- SHORT EXERCISE: Copy each line of the entries that contains the word "this".

--------------------------------------------------

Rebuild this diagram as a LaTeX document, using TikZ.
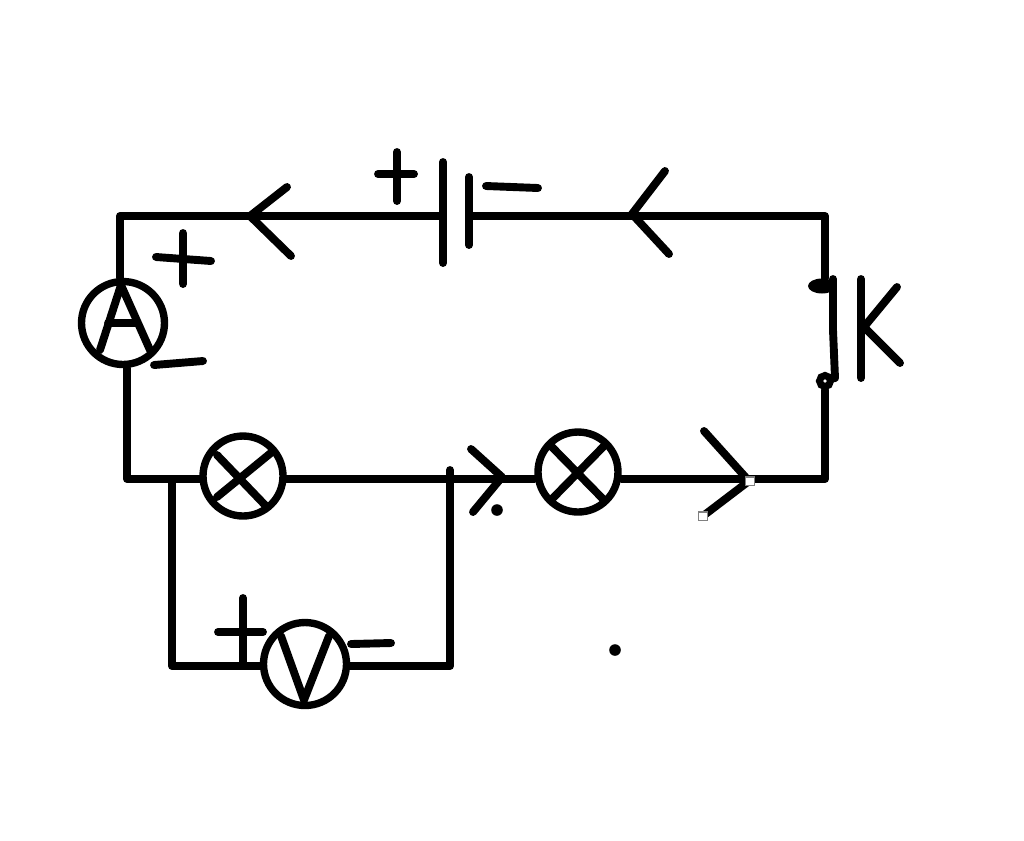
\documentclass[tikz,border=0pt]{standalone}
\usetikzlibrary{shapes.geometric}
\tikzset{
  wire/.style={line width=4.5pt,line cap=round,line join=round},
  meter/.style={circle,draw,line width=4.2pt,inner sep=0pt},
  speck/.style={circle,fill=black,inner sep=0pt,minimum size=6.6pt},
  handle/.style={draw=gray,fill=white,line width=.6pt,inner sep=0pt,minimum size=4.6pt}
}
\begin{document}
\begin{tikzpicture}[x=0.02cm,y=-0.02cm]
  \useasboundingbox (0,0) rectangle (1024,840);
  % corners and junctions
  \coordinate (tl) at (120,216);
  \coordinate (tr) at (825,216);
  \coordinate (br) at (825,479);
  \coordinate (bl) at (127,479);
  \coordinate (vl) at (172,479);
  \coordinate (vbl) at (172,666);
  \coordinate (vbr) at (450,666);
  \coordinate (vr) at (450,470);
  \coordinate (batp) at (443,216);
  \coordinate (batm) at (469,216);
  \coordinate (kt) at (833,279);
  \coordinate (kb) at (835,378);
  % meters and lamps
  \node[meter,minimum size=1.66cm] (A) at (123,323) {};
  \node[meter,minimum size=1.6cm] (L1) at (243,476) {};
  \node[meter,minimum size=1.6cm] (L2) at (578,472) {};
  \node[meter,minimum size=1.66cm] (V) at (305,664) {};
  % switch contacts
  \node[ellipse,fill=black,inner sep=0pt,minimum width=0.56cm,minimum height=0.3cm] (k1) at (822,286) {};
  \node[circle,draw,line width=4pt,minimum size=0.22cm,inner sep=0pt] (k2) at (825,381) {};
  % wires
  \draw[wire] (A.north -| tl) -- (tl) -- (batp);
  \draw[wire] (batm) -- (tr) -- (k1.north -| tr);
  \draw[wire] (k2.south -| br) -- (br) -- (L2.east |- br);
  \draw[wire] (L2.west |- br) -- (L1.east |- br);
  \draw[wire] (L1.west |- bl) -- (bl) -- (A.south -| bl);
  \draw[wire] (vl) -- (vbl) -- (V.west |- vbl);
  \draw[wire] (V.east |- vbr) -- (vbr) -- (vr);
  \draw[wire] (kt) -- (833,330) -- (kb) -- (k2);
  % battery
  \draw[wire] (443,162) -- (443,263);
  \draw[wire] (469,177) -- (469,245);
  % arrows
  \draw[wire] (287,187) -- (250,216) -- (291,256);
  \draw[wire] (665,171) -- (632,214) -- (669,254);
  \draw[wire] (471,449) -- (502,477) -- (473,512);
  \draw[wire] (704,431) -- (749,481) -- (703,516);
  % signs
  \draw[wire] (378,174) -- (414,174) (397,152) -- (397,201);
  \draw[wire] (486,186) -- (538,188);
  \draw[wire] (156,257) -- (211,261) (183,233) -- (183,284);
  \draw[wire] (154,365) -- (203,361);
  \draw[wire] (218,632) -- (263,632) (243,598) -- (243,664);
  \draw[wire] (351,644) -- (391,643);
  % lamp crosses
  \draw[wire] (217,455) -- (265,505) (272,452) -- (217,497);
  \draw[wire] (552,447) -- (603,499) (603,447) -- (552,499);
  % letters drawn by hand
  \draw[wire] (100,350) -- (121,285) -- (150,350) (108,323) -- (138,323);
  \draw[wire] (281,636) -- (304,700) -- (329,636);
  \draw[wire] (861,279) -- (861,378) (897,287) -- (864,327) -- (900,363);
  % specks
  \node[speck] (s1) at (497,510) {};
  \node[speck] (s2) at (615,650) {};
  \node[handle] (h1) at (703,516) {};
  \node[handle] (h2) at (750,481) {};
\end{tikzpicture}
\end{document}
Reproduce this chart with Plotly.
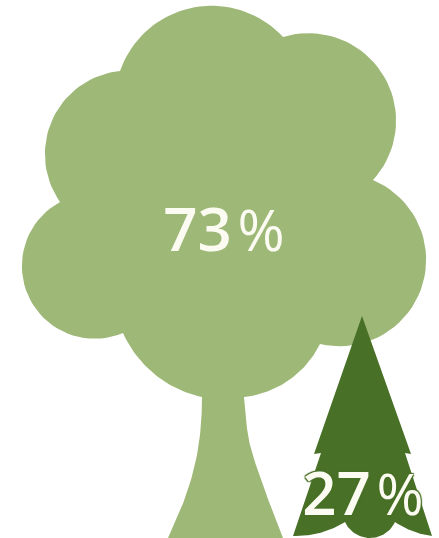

--------------------------------------------------

- FULL SOLUTION:
Rebuild this diagram as a LaTeX document, using TikZ.
Reproduce this chart with Plotly.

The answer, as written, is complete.